En Baltimore, un chaval que responde al nombre de Pecker, pasa los días haciendo fotos con una vieja cámara que consiguió su madre, que regente una tienda de artúiculos usados. Ya sea fotografiando las hamburguesas que cocina en su cutre trabajo en una no menos cutre hamburguesería; a la gente con la que se va topando día sí, día también; a su mejor amigo mientras roba para él carretes Kodack; a su novia mientras controla a los clientes de la lavandería donde trabaja, o a los borrachuzos que frecuentan el bar de su padre. Básicamente, retrata la vida de su entorno.
Un buen día decide hacer una exposición de sus fotos en la hamburguesería, a la que asiste una marchante artística llegada desde Nueva York, que queda chipirifláutica con la obra del chaval y decide llevárselo a la gran manzana, causando un gran revuelo, no sólo en la vida de Peckerd, si no de los que aparecen en sus retratos.
Considerada como una obra menor dentro de la filmografía de John Waters, la cinta es hija de un tipo de cine que se usaba mucho en los 90 para llamar a los más jóvenes. Un estilo que bebía mucho de lo que había empezado a primeros de los 90 en la televisión con series como El mundo de Beakman (Beakman's world, 1992-97) o Parker Lewis (Parker Lewis Can't Lose, 1990-93), pero que, a su vez, bebía de los cartoons del a Warner o los Terry Toons. Luego esto se vio en cines como El cuchitril de Joe (Joe's apartment, 1996).

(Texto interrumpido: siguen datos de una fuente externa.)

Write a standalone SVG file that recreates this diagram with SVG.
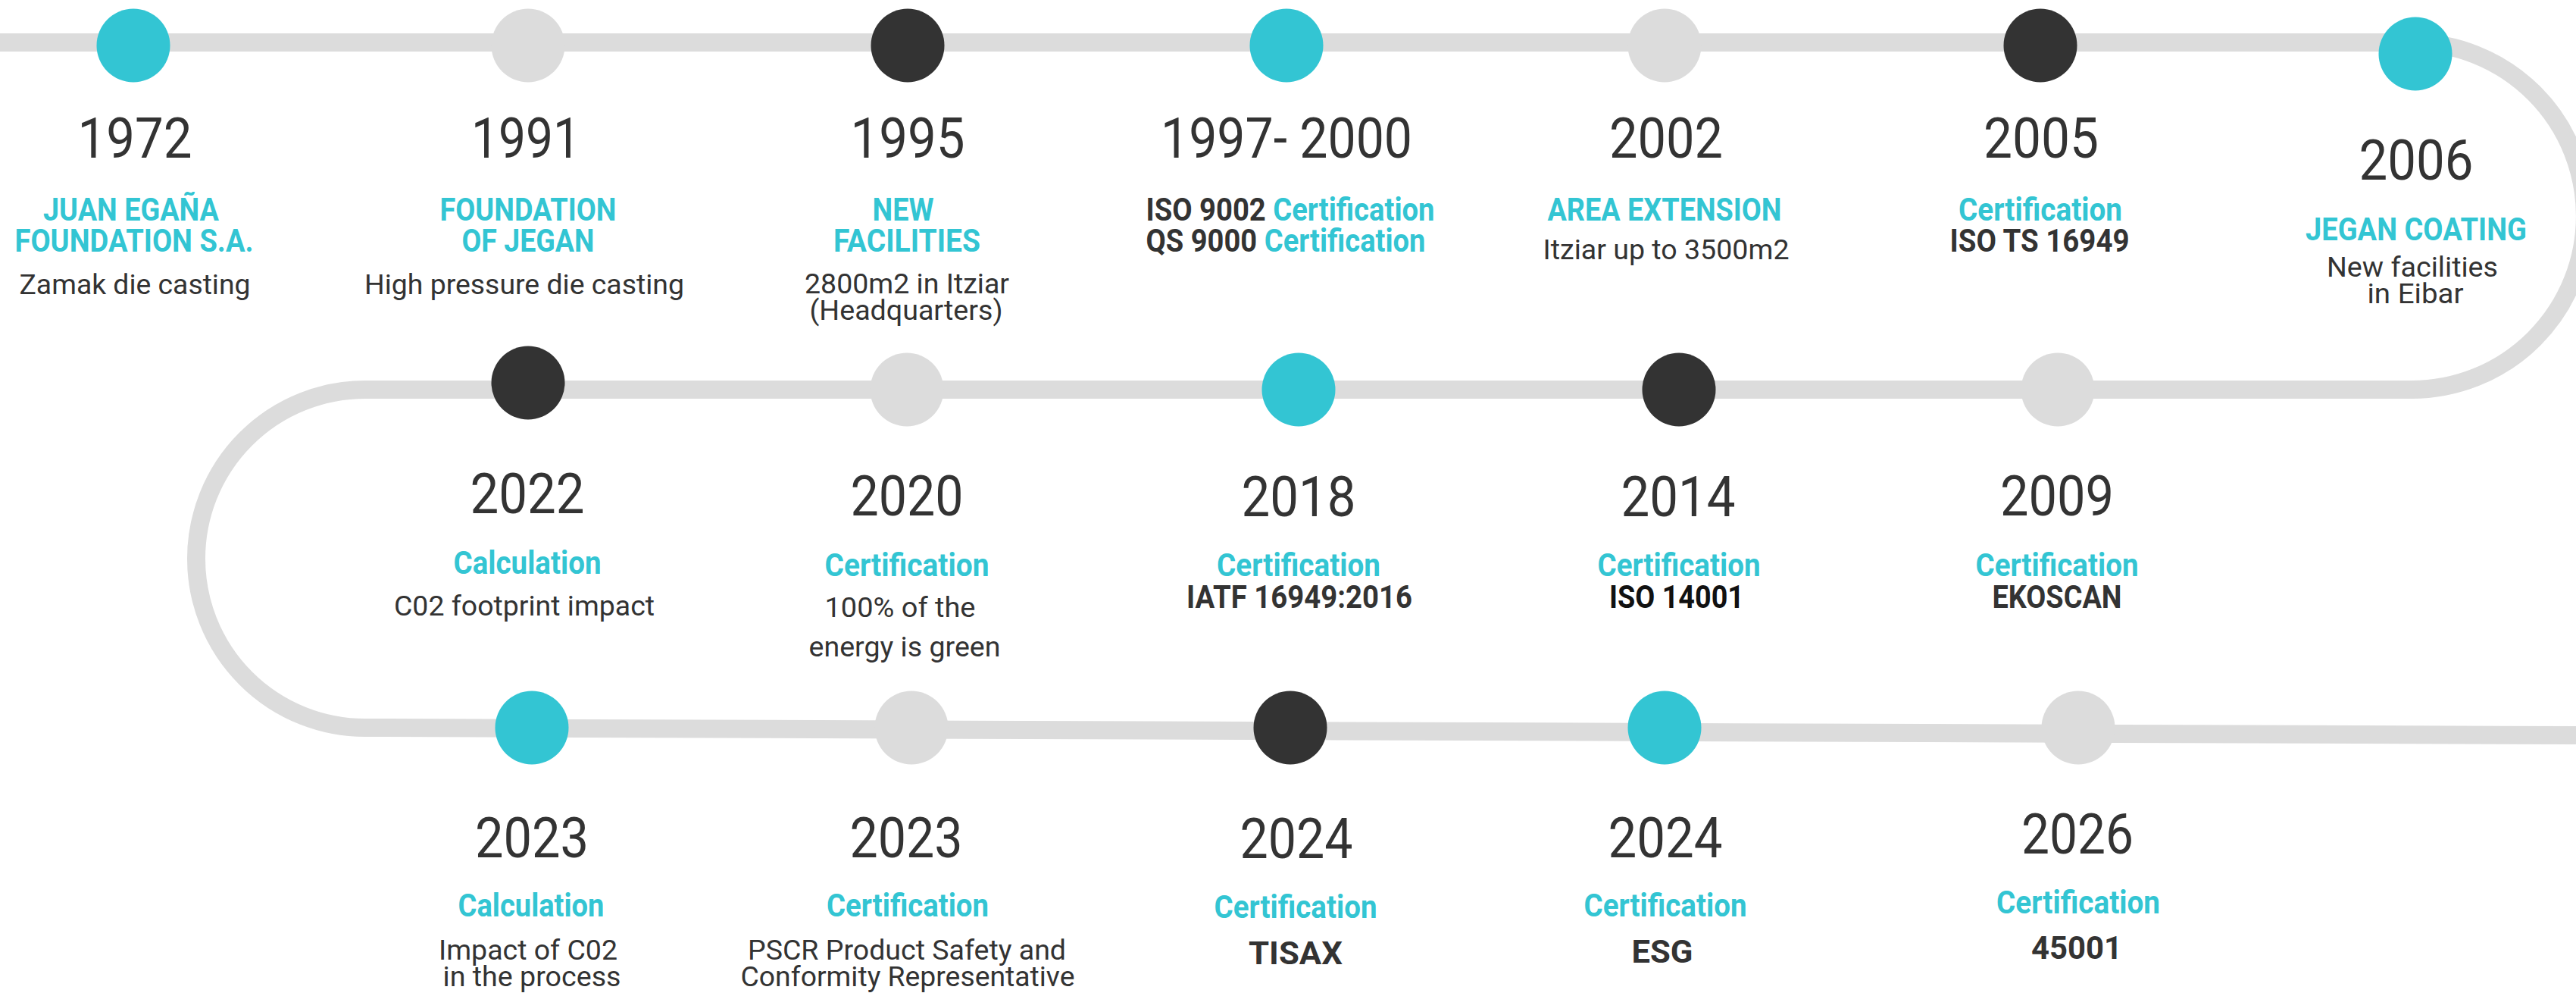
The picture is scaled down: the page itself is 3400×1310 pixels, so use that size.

Waters venía de hacer Los asesinatos de mamá (Serial mom, 1994) y durante los siguientes 4 años intentó materializar el proyecto de Cecil B. Demente (Cecil B. DeMented, 2000), pero ante la imposibilidad de llevarlo a cabo, se decantó por filmar Pecker (Pecker, 1998). Cecil B. Demente acabaría siendo su siguiente film dos años después.
Con Pecker demostraba que había perdido su punch, y que la edad o lo que sea le quitó, en cierta forma, sus ganas de tocar lo que no suena. Seguía haciendo crítica, pero cuando es la Warner (New Line ya hacía años que había sido absorvida por la major) la que distribuye tu película, te lo miras todo con otros ojos e intentas que esa niña que se comporta como una auténtica yonki del azúcar acabe como un gag del que nadie pueda sentirse ofendido y hasta tu abuela se ría. Ahí tenemos ese final totalmente happy end que es repipi hasta el tuétano.